Maybe, just maybe. . . I was colossally naïve in writing a book set in a Portuguese village, a novel with a white male protagonist, and then a “what if” story about a princess that combined an escapist romance with a thriller. Actually, there’s no “maybe” about it. I was naïve. I simply wrote about whatever I wanted to write about.
Perhaps this did lead to confusion. As one critic said, referring to Untold Story, my “what if” tale inspired by the life of Diana, Princess of Wales, was “a curious marriage of author and subject matter.”
Why so? Because Nazneen, the protagonist of Brick Lane, is a virgin bride, uneducated, unworldly, has an arranged marriage to a much older man, suffers the scrutiny of the wider community, has an affair but decides that a man is not the way to salvation, and reinvents a new life for herself.

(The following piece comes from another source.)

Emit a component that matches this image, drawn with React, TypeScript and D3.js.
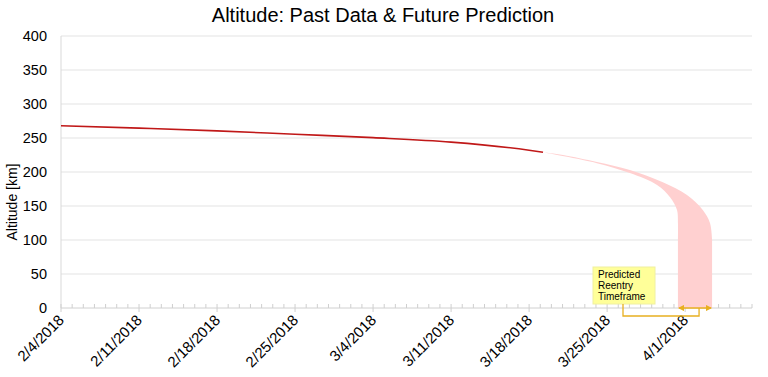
import React from "react";
import * as d3 from "d3";

const W = 768;
const H = 377;

const title = "Altitude: Past Data & Future Prediction";
const yTitle = "Altitude [km]";
const yTicks = [0, 50, 100, 150, 200, 250, 300, 350, 400];
const xStart = "2018-02-04";
const xEnd = "2018-04-07";
const xTickDates = ["2018-02-04", "2018-02-11", "2018-02-18", "2018-02-25", "2018-03-04", "2018-03-11", "2018-03-18", "2018-03-25", "2018-04-01"];
const xTickLabels = ["2/4/2018", "2/11/2018", "2/18/2018", "2/25/2018", "3/4/2018", "3/11/2018", "3/18/2018", "3/25/2018", "4/1/2018"];

// Past measured altitude
const pastDates = ["2018-02-04T00:00", "2018-02-11T00:00", "2018-02-18T00:00", "2018-02-25T00:00", "2018-03-04T00:00", "2018-03-11T00:00", "2018-03-18T00:00", "2018-03-19T06:00"];
const pastAlt = [268, 264.5, 260.5, 255.5, 250.5, 244, 232, 229];

// Prediction band: late-decay (upper) boundary
const lateDates = ["2018-03-19T06:00", "2018-03-21T01:00", "2018-03-24T02:00", "2018-03-27T01:00", "2018-03-30T00:00", "2018-04-01T04:00", "2018-04-02T14:00", "2018-04-03T05:30", "2018-04-03T10:00"];
const lateAlt = [229, 225, 214.7, 203, 185, 166, 144, 125, 100];
// Prediction band: early-decay (lower) boundary
const earlyDates = ["2018-03-19T06:00", "2018-03-24T02:00", "2018-03-27T01:00", "2018-03-29T11:30", "2018-03-30T15:30", "2018-03-31T06:30", "2018-03-31T08:30", "2018-03-31T08:30"];
const earlyAlt = [229, 213, 198.5, 181, 163, 144, 125, 100];

const annotationLines = ["Predicted", "Reentry", "Timeframe"];

const parse = (s: string) => {
  const [d, t] = s.split("T");
  const [y, m, dd] = d.split("-").map(Number);
  let hh = 0, mm = 0;
  if (t) [hh, mm] = t.split(":").map(Number);
  return new Date(Date.UTC(y, m - 1, dd, hh, mm));
};

export default function App() {
  const left = 61, right = 752, top = 36, bottom = 308;
  const x = d3.scaleUtc().domain([parse(xStart), parse(xEnd)]).range([left, right]);
  const y = d3.scaleLinear().domain([0, 400]).range([bottom, top]);

  const days = d3.utcDay.range(parse(xStart), d3.utcDay.offset(parse(xEnd), 1));

  const past = pastDates.map((d, i) => [x(parse(d)), y(pastAlt[i])] as [number, number]);
  const late = lateDates.map((d, i) => [x(parse(d)), y(lateAlt[i])] as [number, number]);
  const early = earlyDates.map((d, i) => [x(parse(d)), y(earlyAlt[i])] as [number, number]);

  const cr = d3.line().curve(d3.curveCatmullRom.alpha(0.5));
  const lateEnd = late[late.length - 1];
  const earlyEnd = early[early.length - 1];
  const earlyRev = cr([...early].reverse()) || "";
  const bandPath =
    (cr(late) || "") +
    `L${lateEnd[0]},${y(0)}L${earlyEnd[0]},${y(0)}` +
    "L" + earlyRev.slice(1) + "Z";

  const pastPath = d3.line().curve(d3.curveMonotoneX)(past) || "";

  const gold = "#e8b020";
  const boxX = 593, boxY = 267, boxW = 62, boxH = 37;
  const bracketX = 623;
  const arrowY = y(0);

  return (
    <svg width={W} height={H} style={{ position: "absolute", left: 0, top: 0, background: "#fff" }} fontFamily="Liberation Sans, Arial, sans-serif">
      <defs>
        <marker id="ah" viewBox="0 0 6 6" refX="5" refY="3" markerWidth="5" markerHeight="5" orient="auto-start-reverse">
          <path d="M0,0L6,3L0,6Z" fill={gold} />
        </marker>
      </defs>
      <rect width={W} height={H} fill="#fff" />
      <text x={383} y={22} textAnchor="middle" fontSize={20} fill="#000">{title}</text>
      {yTicks.map((t) => (
        <g key={t}>
          {t > 0 && <line x1={left} x2={right} y1={y(t)} y2={y(t)} stroke="#e3e3e3" strokeWidth={1} />}
          <text x={47} y={y(t) + 5} textAnchor="end" fontSize={14.5} fill="#000">{t}</text>
        </g>
      ))}
      <line x1={left} x2={left} y1={top} y2={bottom} stroke="#d9d9d9" />
      <line x1={left} x2={right} y1={bottom} y2={bottom} stroke="#d0d0d0" />
      {days.map((d, i) => (
        <line key={i} x1={x(d)} x2={x(d)} y1={bottom - 4} y2={bottom + (i % 7 === 0 ? 4 : 0)} stroke="#cfcfcf" />
      ))}
      {xTickDates.map((d, i) => (
        <text key={d} transform={`translate(${x(parse(d)) + 4},${bottom + 13}) rotate(-45)`} textAnchor="end" fontSize={15} fill="#000">{xTickLabels[i]}</text>
      ))}
      <text transform={`translate(17,202) rotate(-90)`} textAnchor="middle" fontSize={14} fill="#000">{yTitle}</text>

      <path d={bandPath} fill="#ffd0d0" stroke="none" />
      <path d={pastPath} fill="none" stroke="#c01818" strokeWidth={1.6} />

      <rect x={boxX} y={boxY} width={boxW} height={boxH} fill="#ffff99" stroke="#f0f0a0" />
      {annotationLines.map((s, i) => (
        <text key={s} x={boxX + 5} y={boxY + 11 + i * 11} fontSize={10} fill="#000">{s}</text>
      ))}
      <path d={`M${bracketX},${boxY + boxH}V${bottom + 8}H${x(parse("2018-04-02T06:00"))}V${arrowY}`} fill="none" stroke={gold} strokeWidth={1.3} />
      <line x1={earlyEnd[0] + 1} x2={lateEnd[0] - 1} y1={arrowY} y2={arrowY} stroke={gold} strokeWidth={1.3} markerStart="url(#ah)" markerEnd="url(#ah)" />
    </svg>
  );
}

Lydia, the protagonist of Untold Story, on the other hand is…a virgin bride, uneducated, unworldly, has an arranged marriage to a much older man, suffers the scrutiny of the outside world, has an affair but decides that a man is not the way to salvation, and reinvents herself and her life.
If you’re a writer of color you’re only supposed to write about what people imagine to be your self. And that self is not an imaginative, creative, artistic, or intellectual self. That self might be labeled as “Asian writer” or “Bangladeshi writer” or “BAME writer,” but it is never labeled simply “writer.”But one story has brown people and saris in it, and the other doesn’t. If you’re a writer of color you’re only supposed to write about what people imagine to be your self. And that self is not an imaginative, creative, artistic, or intellectual self. That self might be labeled as “Asian writer,” or “Bangladeshi writer” or “BAME writer,” but it is never labeled simply “writer”—that would be the true privilege.
Why did it take a host of other writers of color to enlighten me in the way they have? To be frank, I was too cowardly to think let alone voice those thoughts that they had the courage to voice. I didn’t dare because that would be “chippy”—making excuses for your own failures, everyone can point to examples of “ethnic” writers who are shining successes so to question the status quo is just sour grapes.
Put simply, I didn’t feel entitled to those thoughts. Also—to my depressed way of thinking—”so what and who cares,” because the world of books is a tiny bubble, irrelevant to the real problems of the real world.
It is tiny, but it’s not irrelevant, and not only because our bookshelves have a role in shaping us: the dichotomy—of grievance against the perceived unfair advantage of BAME writers, versus the hard facts of how publishing actually works—is the same real world dichotomy increasingly visible across Trump’s America and Brexit Britain.
I’m writing another novel now. This time I’m going to finish it. What’s changed? I beat myself up every day but that’s always been part of the process. I’m still writing exactly what I want to write. What’s different is that I’ve given myself permission this time to fail, because to succeed only on someone else’s terms is really the worst kind of failure of all.